REQUIRED WORK: Leave out the pictures and set down exactly the lines from the start of the listing through the one with "var xDecades = [-3, -2, -1, 0, 1, 2, 3];", both included.

>> Start DATA BLOCK

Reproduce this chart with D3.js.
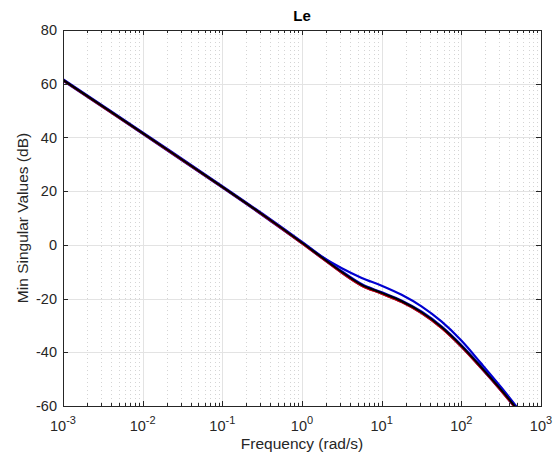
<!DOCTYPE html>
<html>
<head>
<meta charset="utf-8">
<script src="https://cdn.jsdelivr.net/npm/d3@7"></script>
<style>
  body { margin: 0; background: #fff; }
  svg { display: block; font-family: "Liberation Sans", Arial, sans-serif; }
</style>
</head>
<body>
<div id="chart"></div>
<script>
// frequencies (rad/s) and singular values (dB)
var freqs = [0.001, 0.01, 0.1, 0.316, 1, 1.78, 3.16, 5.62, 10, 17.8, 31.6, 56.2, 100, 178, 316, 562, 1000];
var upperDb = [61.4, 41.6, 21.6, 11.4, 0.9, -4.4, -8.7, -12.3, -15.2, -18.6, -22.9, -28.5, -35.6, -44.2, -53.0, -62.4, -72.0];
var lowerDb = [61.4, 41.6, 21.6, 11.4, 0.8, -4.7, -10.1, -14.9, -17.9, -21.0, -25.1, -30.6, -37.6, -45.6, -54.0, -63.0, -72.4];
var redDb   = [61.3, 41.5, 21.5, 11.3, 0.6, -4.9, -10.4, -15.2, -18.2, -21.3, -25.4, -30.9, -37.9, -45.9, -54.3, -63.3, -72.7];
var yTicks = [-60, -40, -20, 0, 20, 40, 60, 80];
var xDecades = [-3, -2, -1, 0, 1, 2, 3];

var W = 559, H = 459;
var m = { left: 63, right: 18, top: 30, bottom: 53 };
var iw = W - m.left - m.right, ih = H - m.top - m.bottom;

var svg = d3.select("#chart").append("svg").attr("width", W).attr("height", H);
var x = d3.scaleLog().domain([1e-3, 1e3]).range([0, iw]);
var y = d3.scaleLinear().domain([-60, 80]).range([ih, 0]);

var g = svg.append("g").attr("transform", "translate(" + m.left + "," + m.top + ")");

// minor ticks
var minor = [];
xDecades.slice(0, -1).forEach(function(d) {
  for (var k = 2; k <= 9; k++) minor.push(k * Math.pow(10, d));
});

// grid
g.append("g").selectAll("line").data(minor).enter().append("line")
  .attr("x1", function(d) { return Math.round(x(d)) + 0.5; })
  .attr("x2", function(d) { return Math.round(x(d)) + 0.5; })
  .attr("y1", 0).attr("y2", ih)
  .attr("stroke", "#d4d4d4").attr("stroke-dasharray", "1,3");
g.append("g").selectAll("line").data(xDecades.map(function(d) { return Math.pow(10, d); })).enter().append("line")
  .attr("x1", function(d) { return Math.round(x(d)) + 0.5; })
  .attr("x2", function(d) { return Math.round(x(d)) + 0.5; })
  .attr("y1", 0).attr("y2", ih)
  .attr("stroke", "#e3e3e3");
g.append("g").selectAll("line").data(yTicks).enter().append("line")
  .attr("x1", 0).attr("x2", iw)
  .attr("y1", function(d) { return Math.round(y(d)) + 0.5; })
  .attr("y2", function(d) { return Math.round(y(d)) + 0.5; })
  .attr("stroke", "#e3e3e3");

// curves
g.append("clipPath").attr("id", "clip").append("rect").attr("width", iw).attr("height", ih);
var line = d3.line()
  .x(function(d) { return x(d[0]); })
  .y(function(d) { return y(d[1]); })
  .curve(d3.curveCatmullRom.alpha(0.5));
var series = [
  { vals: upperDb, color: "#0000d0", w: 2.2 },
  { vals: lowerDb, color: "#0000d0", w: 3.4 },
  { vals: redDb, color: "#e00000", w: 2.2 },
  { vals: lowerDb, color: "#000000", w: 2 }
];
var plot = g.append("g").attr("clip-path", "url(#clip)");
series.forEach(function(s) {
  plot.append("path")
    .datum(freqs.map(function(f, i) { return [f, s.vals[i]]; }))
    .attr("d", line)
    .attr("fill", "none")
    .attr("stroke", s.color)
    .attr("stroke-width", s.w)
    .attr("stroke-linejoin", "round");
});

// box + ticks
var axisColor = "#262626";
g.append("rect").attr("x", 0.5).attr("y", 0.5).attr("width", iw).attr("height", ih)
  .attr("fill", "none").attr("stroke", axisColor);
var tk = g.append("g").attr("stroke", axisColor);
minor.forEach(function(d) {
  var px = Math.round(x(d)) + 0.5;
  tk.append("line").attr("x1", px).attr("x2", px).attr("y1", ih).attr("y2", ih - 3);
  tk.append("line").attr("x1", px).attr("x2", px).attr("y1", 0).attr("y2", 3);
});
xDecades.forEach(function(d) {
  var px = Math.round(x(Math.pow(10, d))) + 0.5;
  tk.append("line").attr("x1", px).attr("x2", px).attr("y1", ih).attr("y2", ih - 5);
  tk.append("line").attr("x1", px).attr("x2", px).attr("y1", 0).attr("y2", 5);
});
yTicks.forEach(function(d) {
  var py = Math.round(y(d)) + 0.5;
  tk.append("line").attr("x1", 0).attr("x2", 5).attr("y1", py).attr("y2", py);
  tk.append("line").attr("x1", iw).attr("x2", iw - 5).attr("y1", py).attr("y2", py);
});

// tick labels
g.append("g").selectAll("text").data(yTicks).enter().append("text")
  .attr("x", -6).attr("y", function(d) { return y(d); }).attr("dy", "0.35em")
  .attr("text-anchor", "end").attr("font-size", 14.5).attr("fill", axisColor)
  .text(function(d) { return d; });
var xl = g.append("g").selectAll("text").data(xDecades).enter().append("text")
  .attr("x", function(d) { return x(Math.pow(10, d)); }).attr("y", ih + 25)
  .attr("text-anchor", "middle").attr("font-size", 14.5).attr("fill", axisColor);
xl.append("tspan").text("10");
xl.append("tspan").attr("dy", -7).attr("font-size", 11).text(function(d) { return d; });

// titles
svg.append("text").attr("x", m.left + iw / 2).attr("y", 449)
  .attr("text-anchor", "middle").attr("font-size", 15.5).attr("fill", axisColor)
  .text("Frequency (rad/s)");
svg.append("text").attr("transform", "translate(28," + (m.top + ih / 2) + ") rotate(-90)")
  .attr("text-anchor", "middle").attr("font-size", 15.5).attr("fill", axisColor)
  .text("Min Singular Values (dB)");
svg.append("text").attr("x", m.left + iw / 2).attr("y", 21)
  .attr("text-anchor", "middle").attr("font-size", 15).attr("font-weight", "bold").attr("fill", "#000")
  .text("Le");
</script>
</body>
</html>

>> End DATA BLOCK

IN RESPONSE:
Reproduce this chart with D3.js.
<!DOCTYPE html>
<html>
<head>
<meta charset="utf-8">
<script src="https://cdn.jsdelivr.net/npm/d3@7"></script>
<style>
  body { margin: 0; background: #fff; }
  svg { display: block; font-family: "Liberation Sans", Arial, sans-serif; }
</style>
</head>
<body>
<div id="chart"></div>
<script>
// frequencies (rad/s) and singular values (dB)
var freqs = [0.001, 0.01, 0.1, 0.316, 1, 1.78, 3.16, 5.62, 10, 17.8, 31.6, 56.2, 100, 178, 316, 562, 1000];
var upperDb = [61.4, 41.6, 21.6, 11.4, 0.9, -4.4, -8.7, -12.3, -15.2, -18.6, -22.9, -28.5, -35.6, -44.2, -53.0, -62.4, -72.0];
var lowerDb = [61.4, 41.6, 21.6, 11.4, 0.8, -4.7, -10.1, -14.9, -17.9, -21.0, -25.1, -30.6, -37.6, -45.6, -54.0, -63.0, -72.4];
var redDb   = [61.3, 41.5, 21.5, 11.3, 0.6, -4.9, -10.4, -15.2, -18.2, -21.3, -25.4, -30.9, -37.9, -45.9, -54.3, -63.3, -72.7];
var yTicks = [-60, -40, -20, 0, 20, 40, 60, 80];
var xDecades = [-3, -2, -1, 0, 1, 2, 3];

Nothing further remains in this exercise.